**PROBLEM STATEMENT**.
Reproduce the listing below word for word, with no pictures.

Figure scripts:
--
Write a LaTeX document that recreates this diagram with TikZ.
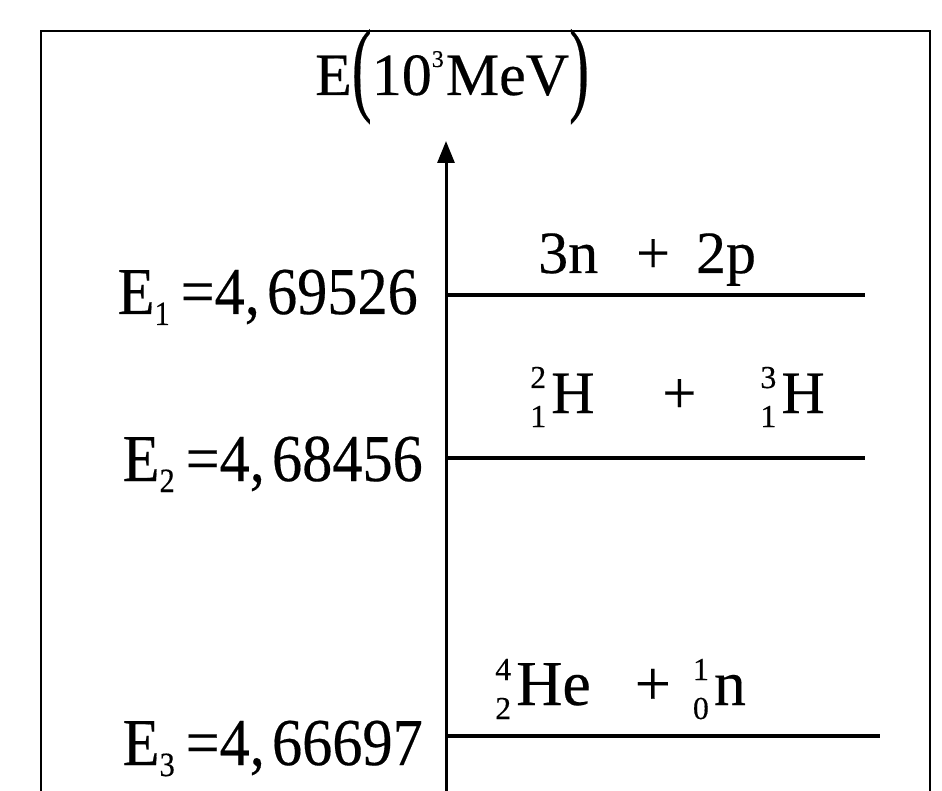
\documentclass[tikz,border=0pt]{standalone}
\usepackage{fontspec}
\setmainfont{Liberation Serif}
\newfontfamily\hv{Liberation Serif}[FakeBold=0.3]
\usetikzlibrary{arrows.meta}
\newcommand\cnd[1]{\scalebox{0.9}[1]{#1}}
\newcommand\scr[1]{{\fontsize{32}{32}\selectfont #1}}
\newcommand\nuc[3]{\makebox[0pt][l]{\raisebox{25pt}{\scr{#1}}}\raisebox{-14pt}{\scr{#2}}\hspace{5pt}#3}
\newcommand\esub[1]{\raisebox{-11pt}{\fontsize{34}{34}\selectfont #1}}
\newcommand\tallparen[1]{\raisebox{-7pt}{\scalebox{1}[1.75]{#1}}}
\begin{document}
\begin{tikzpicture}[x=1pt,y=-1pt,
  frame/.style={line width=2.5pt},
  axisline/.style={line width=3pt,-{Triangle[length=22pt,width=17pt]}},
  level/.style={line width=4pt},
  elabel/.style={inner sep=0pt,anchor=base east,font=\hv\fontsize{67}{70}\selectfont},
  plabel/.style={inner sep=0pt,anchor=base west,font=\hv\fontsize{60}{64}\selectfont},
  alabel/.style={inner sep=0pt,anchor=base west,font=\hv\fontsize{60}{64}\selectfont}]
\useasboundingbox (0,0) rectangle (942,791);
\fill[white] (0,0) rectangle (942,791);
% frame (open at the bottom)
\coordinate (fbl) at (41,791);
\coordinate (ftl) at (41,31);
\coordinate (ftr) at (930,31);
\coordinate (fbr) at (930,791);
\draw[frame] (fbl) -- (ftl) -- (ftr) -- (fbr);
% energy axis
\coordinate (axbot) at (446,791);
\coordinate (axtop) at (446,141);
\draw[axisline] (axbot) -- (axtop);
\node[alabel] (axlabel) at (315,95) {E\tallparen{(}10\raisebox{28pt}{\fontsize{24}{24}\selectfont 3}\hspace{2pt}MeV\tallparen{)}};
% levels
\coordinate (l1a) at (446,295);
\coordinate (l1b) at (865,295);
\coordinate (l2a) at (446,458);
\coordinate (l2b) at (865,458);
\coordinate (l3a) at (446,736);
\coordinate (l3b) at (880,736);
\draw[level] (l1a) -- (l1b);
\draw[level] (l2a) -- (l2b);
\draw[level] (l3a) -- (l3b);
% energy values
\node[elabel] (e1) at (418,314) {\cnd{E\esub{1}\hspace{12pt}=4,\hspace{8pt}69526}};
\node[elabel] (e2) at (423,481) {\cnd{E\esub{2}\hspace{12pt}=4,\hspace{8pt}68456}};
\node[elabel] (e3) at (423,765) {\cnd{E\esub{3}\hspace{12pt}=4,\hspace{8pt}66697}};
% configurations
\node[plabel] (c1) at (538,273) {3n\hspace{38pt}+\hspace{26pt}2p};
\node[plabel] (c2) at (530,413) {\nuc{2}{1}{H}\hspace{68pt}+\hspace{64pt}\nuc{3}{1}{H}};
\node[plabel,font=\hv\fontsize{64}{68}\selectfont] (c3) at (495,705) {\nuc{4}{2}{He}\hspace{44pt}+\hspace{22pt}\nuc{1}{0}{n}};
\end{tikzpicture}
\end{document}
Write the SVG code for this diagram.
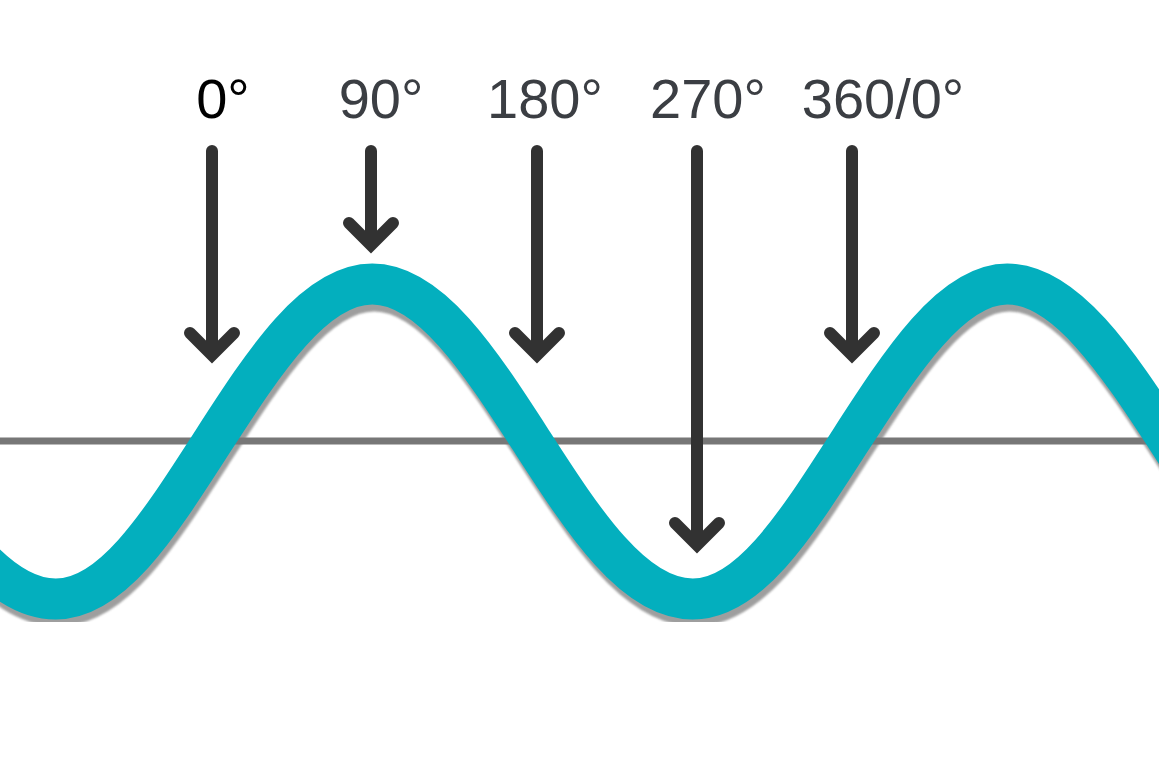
<svg xmlns="http://www.w3.org/2000/svg" width="1159" height="768" viewBox="0 0 1159 768">
<style>
.lbl{font-family:"Liberation Sans",Arial,sans-serif;font-size:56px;text-anchor:middle;fill:#3b3e43}
.arr{fill:none;stroke:#323232;stroke-width:12;stroke-linecap:round;stroke-linejoin:miter}
</style>
<defs>
<path id="wave" d="M-105.5 441 C-53.56 521.4 -3.89 599 55.75 599 C113.39 599 161.06 521.4 213 441 C264.94 360.6 314.61 284 372.25 284 C429.89 284 479.56 360.6 531.5 441 C583.44 521.4 633.11 599 692.75 599 C750.39 599 798.06 521.4 850 441 C901.94 360.6 951.61 284 1007.25 284 C1064.89 284 1116.56 360.6 1168.5 441 C1220.44 521.4 1270.11 598 1327.75 598"/>
<filter id="blur" x="-5%" y="-5%" width="110%" height="110%"><feGaussianBlur stdDeviation="1.2"/></filter>
</defs>
<rect width="1159" height="768" fill="#ffffff"/>
<g id="wave-shadow"><use href="#wave" transform="translate(2,7)" fill="none" stroke="#8e8e8e" stroke-width="41" opacity="0.85" filter="url(#blur)"/></g>
<g id="axis"><line x1="0" y1="441" x2="1159" y2="441" stroke="#777777" stroke-width="7"/></g>
<g id="sine"><use href="#wave" fill="none" stroke="#03afbe" stroke-width="41"/></g>
<g id="connectors">
<path class="arr" d="M212 151 V355 M190 333 L212 355 L234 333"/>
<path class="arr" d="M371 151 V245 M349 223 L371 245 L393 223"/>
<path class="arr" d="M537 151 V355 M515 333 L537 355 L559 333"/>
<path class="arr" d="M697 151 V545 M675 523 L697 545 L719 523"/>
<path class="arr" d="M852 151 V355 M830 333 L852 355 L874 333"/>
</g>
<g id="label-0"><text class="lbl" x="223" y="118" style="fill:#000000">0°</text></g>
<g id="label-90"><text class="lbl" x="381" y="118">90°</text></g>
<g id="label-180"><text class="lbl" x="545" y="118">180°</text></g>
<g id="label-270"><text class="lbl" x="708" y="118">270°</text></g>
<g id="label-360"><text class="lbl" x="883" y="118">360/0°</text></g>
</svg>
--
**EXERCISE OUTPUT**.
Write a LaTeX document that recreates this diagram with TikZ.
\documentclass[tikz,border=0pt]{standalone}
\usepackage{fontspec}
\setmainfont{Liberation Serif}
\newfontfamily\hv{Liberation Serif}[FakeBold=0.3]
\usetikzlibrary{arrows.meta}
\newcommand\cnd[1]{\scalebox{0.9}[1]{#1}}
\newcommand\scr[1]{{\fontsize{32}{32}\selectfont #1}}
\newcommand\nuc[3]{\makebox[0pt][l]{\raisebox{25pt}{\scr{#1}}}\raisebox{-14pt}{\scr{#2}}\hspace{5pt}#3}
\newcommand\esub[1]{\raisebox{-11pt}{\fontsize{34}{34}\selectfont #1}}
\newcommand\tallparen[1]{\raisebox{-7pt}{\scalebox{1}[1.75]{#1}}}
\begin{document}
\begin{tikzpicture}[x=1pt,y=-1pt,
  frame/.style={line width=2.5pt},
  axisline/.style={line width=3pt,-{Triangle[length=22pt,width=17pt]}},
  level/.style={line width=4pt},
  elabel/.style={inner sep=0pt,anchor=base east,font=\hv\fontsize{67}{70}\selectfont},
  plabel/.style={inner sep=0pt,anchor=base west,font=\hv\fontsize{60}{64}\selectfont},
  alabel/.style={inner sep=0pt,anchor=base west,font=\hv\fontsize{60}{64}\selectfont}]
\useasboundingbox (0,0) rectangle (942,791);
\fill[white] (0,0) rectangle (942,791);
% frame (open at the bottom)
\coordinate (fbl) at (41,791);
\coordinate (ftl) at (41,31);
\coordinate (ftr) at (930,31);
\coordinate (fbr) at (930,791);
\draw[frame] (fbl) -- (ftl) -- (ftr) -- (fbr);
% energy axis
\coordinate (axbot) at (446,791);
\coordinate (axtop) at (446,141);
\draw[axisline] (axbot) -- (axtop);
\node[alabel] (axlabel) at (315,95) {E\tallparen{(}10\raisebox{28pt}{\fontsize{24}{24}\selectfont 3}\hspace{2pt}MeV\tallparen{)}};
% levels
\coordinate (l1a) at (446,295);
\coordinate (l1b) at (865,295);
\coordinate (l2a) at (446,458);
\coordinate (l2b) at (865,458);
\coordinate (l3a) at (446,736);
\coordinate (l3b) at (880,736);
\draw[level] (l1a) -- (l1b);
\draw[level] (l2a) -- (l2b);
\draw[level] (l3a) -- (l3b);
% energy values
\node[elabel] (e1) at (418,314) {\cnd{E\esub{1}\hspace{12pt}=4,\hspace{8pt}69526}};
\node[elabel] (e2) at (423,481) {\cnd{E\esub{2}\hspace{12pt}=4,\hspace{8pt}68456}};
\node[elabel] (e3) at (423,765) {\cnd{E\esub{3}\hspace{12pt}=4,\hspace{8pt}66697}};
% configurations
\node[plabel] (c1) at (538,273) {3n\hspace{38pt}+\hspace{26pt}2p};
\node[plabel] (c2) at (530,413) {\nuc{2}{1}{H}\hspace{68pt}+\hspace{64pt}\nuc{3}{1}{H}};
\node[plabel,font=\hv\fontsize{64}{68}\selectfont] (c3) at (495,705) {\nuc{4}{2}{He}\hspace{44pt}+\hspace{22pt}\nuc{1}{0}{n}};
\end{tikzpicture}
\end{document}
Write the SVG code for this diagram.
<svg xmlns="http://www.w3.org/2000/svg" width="1159" height="768" viewBox="0 0 1159 768">
<style>
.lbl{font-family:"Liberation Sans",Arial,sans-serif;font-size:56px;text-anchor:middle;fill:#3b3e43}
.arr{fill:none;stroke:#323232;stroke-width:12;stroke-linecap:round;stroke-linejoin:miter}
</style>
<defs>
<path id="wave" d="M-105.5 441 C-53.56 521.4 -3.89 599 55.75 599 C113.39 599 161.06 521.4 213 441 C264.94 360.6 314.61 284 372.25 284 C429.89 284 479.56 360.6 531.5 441 C583.44 521.4 633.11 599 692.75 599 C750.39 599 798.06 521.4 850 441 C901.94 360.6 951.61 284 1007.25 284 C1064.89 284 1116.56 360.6 1168.5 441 C1220.44 521.4 1270.11 598 1327.75 598"/>
<filter id="blur" x="-5%" y="-5%" width="110%" height="110%"><feGaussianBlur stdDeviation="1.2"/></filter>
</defs>
<rect width="1159" height="768" fill="#ffffff"/>
<g id="wave-shadow"><use href="#wave" transform="translate(2,7)" fill="none" stroke="#8e8e8e" stroke-width="41" opacity="0.85" filter="url(#blur)"/></g>
<g id="axis"><line x1="0" y1="441" x2="1159" y2="441" stroke="#777777" stroke-width="7"/></g>
<g id="sine"><use href="#wave" fill="none" stroke="#03afbe" stroke-width="41"/></g>
<g id="connectors">
<path class="arr" d="M212 151 V355 M190 333 L212 355 L234 333"/>
<path class="arr" d="M371 151 V245 M349 223 L371 245 L393 223"/>
<path class="arr" d="M537 151 V355 M515 333 L537 355 L559 333"/>
<path class="arr" d="M697 151 V545 M675 523 L697 545 L719 523"/>
<path class="arr" d="M852 151 V355 M830 333 L852 355 L874 333"/>
</g>
<g id="label-0"><text class="lbl" x="223" y="118" style="fill:#000000">0°</text></g>
<g id="label-90"><text class="lbl" x="381" y="118">90°</text></g>
<g id="label-180"><text class="lbl" x="545" y="118">180°</text></g>
<g id="label-270"><text class="lbl" x="708" y="118">270°</text></g>
<g id="label-360"><text class="lbl" x="883" y="118">360/0°</text></g>
</svg>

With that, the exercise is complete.